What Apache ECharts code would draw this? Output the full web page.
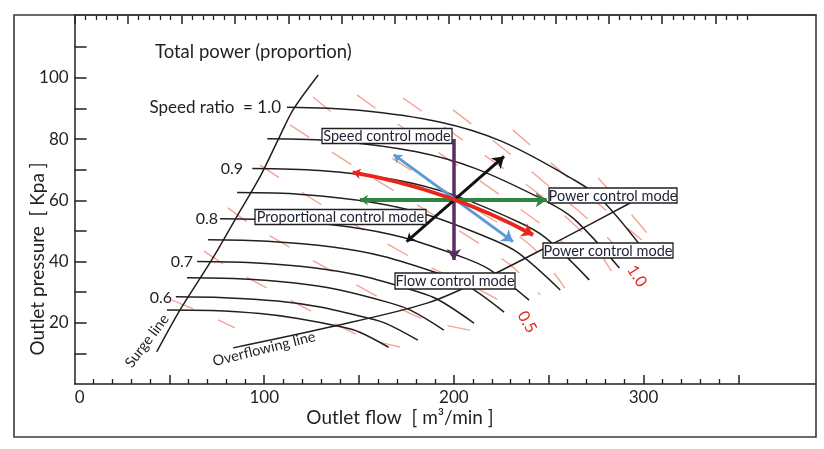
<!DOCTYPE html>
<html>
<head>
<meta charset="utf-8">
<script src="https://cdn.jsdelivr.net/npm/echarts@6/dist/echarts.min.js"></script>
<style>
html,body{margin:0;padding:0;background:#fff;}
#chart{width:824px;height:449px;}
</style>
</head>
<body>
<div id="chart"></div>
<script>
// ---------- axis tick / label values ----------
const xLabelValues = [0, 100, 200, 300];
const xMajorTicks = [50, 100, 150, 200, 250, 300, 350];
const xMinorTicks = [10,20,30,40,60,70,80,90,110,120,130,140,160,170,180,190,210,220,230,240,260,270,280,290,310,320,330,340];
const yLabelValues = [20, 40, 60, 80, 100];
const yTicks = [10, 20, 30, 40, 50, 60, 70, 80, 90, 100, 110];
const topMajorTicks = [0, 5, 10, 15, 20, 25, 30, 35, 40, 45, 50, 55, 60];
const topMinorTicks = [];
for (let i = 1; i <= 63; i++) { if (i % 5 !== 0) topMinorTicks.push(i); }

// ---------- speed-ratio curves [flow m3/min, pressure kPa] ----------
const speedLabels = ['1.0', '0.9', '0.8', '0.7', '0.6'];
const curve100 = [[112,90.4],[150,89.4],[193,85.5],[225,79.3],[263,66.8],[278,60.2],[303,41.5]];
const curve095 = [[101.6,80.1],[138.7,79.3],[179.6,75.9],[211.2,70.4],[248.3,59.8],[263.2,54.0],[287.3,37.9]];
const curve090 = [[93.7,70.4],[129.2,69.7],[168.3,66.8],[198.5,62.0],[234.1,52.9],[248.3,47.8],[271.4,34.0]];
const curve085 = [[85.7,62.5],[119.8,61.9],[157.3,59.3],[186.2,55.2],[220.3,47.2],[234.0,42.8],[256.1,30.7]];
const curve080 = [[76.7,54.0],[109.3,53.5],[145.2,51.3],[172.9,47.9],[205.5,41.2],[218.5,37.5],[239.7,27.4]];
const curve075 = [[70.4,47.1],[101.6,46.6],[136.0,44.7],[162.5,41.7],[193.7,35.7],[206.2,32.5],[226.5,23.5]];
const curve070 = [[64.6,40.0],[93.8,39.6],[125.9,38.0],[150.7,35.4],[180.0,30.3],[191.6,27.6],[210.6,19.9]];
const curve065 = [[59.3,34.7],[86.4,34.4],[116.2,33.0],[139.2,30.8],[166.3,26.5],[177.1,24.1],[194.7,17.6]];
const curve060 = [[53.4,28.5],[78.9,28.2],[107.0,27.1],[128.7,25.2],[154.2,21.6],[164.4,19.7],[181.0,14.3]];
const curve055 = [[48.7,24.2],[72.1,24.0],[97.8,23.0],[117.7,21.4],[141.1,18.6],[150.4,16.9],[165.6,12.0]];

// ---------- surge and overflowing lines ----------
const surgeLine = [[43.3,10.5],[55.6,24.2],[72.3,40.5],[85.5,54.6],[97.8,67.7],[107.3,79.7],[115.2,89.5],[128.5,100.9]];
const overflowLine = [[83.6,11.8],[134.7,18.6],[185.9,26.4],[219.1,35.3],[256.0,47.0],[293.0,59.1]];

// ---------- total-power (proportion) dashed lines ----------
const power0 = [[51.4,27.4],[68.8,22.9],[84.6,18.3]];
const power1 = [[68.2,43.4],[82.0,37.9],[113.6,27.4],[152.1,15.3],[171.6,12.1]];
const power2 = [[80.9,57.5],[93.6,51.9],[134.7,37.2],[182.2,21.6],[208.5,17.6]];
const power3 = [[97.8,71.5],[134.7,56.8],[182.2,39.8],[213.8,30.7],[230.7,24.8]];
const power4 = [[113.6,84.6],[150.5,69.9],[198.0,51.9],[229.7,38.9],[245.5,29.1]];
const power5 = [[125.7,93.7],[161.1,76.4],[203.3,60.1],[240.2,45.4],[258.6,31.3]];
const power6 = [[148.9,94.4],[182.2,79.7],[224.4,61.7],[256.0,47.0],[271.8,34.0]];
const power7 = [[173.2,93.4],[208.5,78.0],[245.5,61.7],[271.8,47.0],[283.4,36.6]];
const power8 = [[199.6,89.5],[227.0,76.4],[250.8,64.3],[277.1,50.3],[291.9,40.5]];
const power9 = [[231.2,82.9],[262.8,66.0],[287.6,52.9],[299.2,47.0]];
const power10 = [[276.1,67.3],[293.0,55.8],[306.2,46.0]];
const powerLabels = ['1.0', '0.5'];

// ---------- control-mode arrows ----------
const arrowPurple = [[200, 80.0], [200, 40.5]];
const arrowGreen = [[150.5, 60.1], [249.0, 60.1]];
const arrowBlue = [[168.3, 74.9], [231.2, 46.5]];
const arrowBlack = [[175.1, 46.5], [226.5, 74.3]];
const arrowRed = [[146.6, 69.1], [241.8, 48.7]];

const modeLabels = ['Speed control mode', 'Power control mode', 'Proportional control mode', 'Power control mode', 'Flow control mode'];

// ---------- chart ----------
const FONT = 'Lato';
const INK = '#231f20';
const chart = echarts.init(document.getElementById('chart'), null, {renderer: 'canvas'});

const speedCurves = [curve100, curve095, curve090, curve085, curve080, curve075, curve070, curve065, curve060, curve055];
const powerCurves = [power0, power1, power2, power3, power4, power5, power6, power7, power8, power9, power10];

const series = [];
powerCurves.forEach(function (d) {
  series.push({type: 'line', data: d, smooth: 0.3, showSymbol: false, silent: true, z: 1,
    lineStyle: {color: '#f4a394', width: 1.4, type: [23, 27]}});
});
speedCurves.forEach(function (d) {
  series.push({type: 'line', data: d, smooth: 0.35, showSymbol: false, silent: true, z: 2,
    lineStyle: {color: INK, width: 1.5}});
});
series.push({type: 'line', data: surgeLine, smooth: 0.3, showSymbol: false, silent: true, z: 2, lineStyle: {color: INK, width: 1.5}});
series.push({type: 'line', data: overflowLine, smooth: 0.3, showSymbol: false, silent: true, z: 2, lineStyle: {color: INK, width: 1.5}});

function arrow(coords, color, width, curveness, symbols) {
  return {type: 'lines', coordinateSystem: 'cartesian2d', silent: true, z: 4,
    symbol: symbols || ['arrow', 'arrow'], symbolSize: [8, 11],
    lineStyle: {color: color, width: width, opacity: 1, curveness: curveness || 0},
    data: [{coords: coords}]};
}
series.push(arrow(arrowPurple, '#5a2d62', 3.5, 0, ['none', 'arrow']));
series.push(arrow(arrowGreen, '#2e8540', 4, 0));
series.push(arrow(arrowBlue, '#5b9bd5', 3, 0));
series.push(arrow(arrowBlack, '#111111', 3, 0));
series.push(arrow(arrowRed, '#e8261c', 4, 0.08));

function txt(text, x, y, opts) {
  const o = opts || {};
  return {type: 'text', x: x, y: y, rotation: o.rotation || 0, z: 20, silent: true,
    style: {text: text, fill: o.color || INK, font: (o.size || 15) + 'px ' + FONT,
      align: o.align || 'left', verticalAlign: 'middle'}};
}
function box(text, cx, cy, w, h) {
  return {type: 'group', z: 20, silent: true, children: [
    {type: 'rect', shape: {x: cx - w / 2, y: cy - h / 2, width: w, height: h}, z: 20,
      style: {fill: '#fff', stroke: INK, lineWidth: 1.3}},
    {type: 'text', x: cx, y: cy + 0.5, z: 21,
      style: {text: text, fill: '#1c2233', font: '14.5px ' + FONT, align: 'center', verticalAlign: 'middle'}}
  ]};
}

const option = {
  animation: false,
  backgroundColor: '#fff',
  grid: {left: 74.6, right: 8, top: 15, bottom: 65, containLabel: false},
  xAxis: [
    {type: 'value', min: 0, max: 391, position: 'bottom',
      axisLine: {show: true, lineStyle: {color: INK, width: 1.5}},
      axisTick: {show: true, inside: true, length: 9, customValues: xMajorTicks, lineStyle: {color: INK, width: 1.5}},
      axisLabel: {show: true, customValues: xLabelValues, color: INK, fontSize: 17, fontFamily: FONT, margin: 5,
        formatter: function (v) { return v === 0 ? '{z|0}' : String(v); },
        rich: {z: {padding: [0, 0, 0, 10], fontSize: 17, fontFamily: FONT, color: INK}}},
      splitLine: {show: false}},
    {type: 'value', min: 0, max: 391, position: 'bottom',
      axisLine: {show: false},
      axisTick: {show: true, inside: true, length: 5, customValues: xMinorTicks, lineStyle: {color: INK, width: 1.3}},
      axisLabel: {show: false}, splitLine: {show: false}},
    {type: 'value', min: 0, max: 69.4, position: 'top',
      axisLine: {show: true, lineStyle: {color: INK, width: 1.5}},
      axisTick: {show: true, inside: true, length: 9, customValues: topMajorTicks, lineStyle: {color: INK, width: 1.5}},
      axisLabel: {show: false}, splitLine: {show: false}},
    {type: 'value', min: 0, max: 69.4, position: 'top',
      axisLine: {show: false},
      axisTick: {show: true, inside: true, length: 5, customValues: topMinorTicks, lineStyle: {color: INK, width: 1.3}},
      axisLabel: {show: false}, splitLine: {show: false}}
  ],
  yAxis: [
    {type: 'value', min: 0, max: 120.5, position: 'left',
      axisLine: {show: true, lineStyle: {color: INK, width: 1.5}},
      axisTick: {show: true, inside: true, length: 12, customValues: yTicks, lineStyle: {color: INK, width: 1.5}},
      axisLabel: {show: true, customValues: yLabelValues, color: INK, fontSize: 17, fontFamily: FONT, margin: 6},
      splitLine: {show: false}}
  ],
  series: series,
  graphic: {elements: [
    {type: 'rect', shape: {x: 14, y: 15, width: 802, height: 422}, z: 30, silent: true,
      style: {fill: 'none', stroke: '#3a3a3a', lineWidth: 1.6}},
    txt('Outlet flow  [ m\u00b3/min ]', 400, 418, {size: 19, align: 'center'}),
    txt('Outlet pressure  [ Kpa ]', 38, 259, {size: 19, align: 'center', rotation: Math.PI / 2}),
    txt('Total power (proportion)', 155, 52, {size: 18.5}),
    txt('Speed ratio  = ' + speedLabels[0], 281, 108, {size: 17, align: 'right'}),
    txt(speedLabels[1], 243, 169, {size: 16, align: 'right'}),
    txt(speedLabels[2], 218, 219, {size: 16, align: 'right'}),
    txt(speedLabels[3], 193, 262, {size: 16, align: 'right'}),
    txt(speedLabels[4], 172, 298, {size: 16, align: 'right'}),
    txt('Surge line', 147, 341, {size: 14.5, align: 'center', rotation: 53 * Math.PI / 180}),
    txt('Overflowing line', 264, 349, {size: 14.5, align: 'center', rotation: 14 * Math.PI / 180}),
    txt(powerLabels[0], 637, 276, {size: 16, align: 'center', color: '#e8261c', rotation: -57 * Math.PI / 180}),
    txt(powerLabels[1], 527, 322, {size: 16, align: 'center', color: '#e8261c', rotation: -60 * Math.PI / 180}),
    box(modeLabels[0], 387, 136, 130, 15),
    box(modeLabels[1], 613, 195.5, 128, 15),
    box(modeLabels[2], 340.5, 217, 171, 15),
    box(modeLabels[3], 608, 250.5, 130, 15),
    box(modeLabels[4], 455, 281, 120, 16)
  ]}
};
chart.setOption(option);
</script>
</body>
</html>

--

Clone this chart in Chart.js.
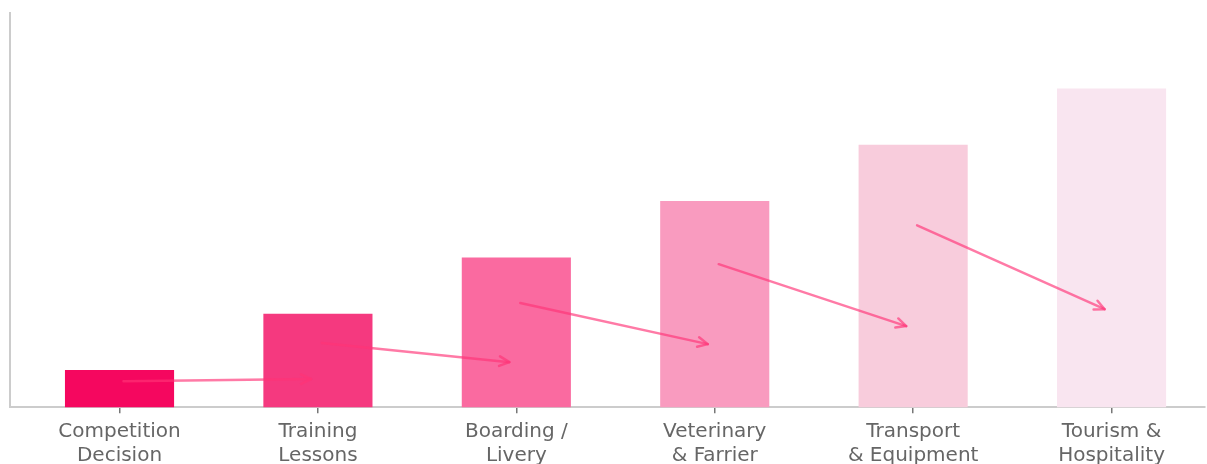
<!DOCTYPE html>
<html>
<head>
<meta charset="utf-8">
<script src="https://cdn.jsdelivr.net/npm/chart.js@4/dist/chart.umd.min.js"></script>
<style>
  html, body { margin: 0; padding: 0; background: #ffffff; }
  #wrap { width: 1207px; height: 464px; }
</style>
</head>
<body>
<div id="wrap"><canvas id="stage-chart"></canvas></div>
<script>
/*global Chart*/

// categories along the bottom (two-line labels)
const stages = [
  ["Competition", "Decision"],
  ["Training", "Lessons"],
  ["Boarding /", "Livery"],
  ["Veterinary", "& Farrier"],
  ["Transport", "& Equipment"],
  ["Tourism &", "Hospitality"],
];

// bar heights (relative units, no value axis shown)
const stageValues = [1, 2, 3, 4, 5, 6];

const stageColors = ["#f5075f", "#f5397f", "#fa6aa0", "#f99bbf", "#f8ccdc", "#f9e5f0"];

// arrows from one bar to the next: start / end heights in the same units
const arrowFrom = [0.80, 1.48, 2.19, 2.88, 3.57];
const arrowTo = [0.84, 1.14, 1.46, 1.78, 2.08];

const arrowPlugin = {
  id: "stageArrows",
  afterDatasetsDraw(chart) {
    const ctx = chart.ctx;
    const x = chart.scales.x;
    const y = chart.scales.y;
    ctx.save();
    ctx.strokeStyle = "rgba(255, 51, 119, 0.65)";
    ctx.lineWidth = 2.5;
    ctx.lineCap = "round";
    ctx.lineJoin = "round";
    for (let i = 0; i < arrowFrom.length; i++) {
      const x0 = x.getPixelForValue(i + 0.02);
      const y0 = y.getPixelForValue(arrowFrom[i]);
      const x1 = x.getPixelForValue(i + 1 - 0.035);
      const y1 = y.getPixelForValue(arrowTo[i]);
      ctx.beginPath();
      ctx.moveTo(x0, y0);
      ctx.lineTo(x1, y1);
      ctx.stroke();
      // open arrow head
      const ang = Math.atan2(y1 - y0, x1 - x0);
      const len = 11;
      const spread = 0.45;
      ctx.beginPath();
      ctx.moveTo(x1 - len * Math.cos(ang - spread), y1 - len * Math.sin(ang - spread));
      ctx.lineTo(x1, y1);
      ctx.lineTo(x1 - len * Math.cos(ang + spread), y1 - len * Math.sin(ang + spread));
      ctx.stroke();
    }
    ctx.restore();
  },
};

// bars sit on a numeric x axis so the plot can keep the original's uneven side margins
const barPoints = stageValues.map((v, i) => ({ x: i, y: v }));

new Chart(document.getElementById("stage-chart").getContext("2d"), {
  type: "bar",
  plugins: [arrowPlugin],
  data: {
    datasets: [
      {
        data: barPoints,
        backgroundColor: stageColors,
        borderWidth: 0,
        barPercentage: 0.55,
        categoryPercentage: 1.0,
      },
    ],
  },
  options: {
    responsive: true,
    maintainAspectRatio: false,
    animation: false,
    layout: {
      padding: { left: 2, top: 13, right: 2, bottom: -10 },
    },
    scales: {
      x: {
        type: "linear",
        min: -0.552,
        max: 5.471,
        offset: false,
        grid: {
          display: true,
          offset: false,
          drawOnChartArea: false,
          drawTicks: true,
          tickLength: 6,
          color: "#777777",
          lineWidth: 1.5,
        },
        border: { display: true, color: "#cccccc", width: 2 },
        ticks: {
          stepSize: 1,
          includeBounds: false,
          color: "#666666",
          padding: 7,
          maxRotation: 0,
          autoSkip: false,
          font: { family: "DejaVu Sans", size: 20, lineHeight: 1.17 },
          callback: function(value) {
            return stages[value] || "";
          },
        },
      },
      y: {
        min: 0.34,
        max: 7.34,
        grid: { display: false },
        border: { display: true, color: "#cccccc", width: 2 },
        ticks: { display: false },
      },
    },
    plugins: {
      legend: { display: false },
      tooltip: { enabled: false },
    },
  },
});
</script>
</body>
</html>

== Task details ==
Everything from the line with "What Apache ECharts" down to the line with "for (let i = 1;" in the data above should be copied exactly, with both end lines kept and the pictures left out.

== Result ==
What Apache ECharts code would draw this? Output the full web page.
<!DOCTYPE html>
<html>
<head>
<meta charset="utf-8">
<script src="https://cdn.jsdelivr.net/npm/echarts@6/dist/echarts.min.js"></script>
<style>
html,body{margin:0;padding:0;background:#fff;}
#chart{width:824px;height:449px;}
</style>
</head>
<body>
<div id="chart"></div>
<script>
// ---------- axis tick / label values ----------
const xLabelValues = [0, 100, 200, 300];
const xMajorTicks = [50, 100, 150, 200, 250, 300, 350];
const xMinorTicks = [10,20,30,40,60,70,80,90,110,120,130,140,160,170,180,190,210,220,230,240,260,270,280,290,310,320,330,340];
const yLabelValues = [20, 40, 60, 80, 100];
const yTicks = [10, 20, 30, 40, 50, 60, 70, 80, 90, 100, 110];
const topMajorTicks = [0, 5, 10, 15, 20, 25, 30, 35, 40, 45, 50, 55, 60];
const topMinorTicks = [];
for (let i = 1; i <= 63; i++) { if (i % 5 !== 0) topMinorTicks.push(i); }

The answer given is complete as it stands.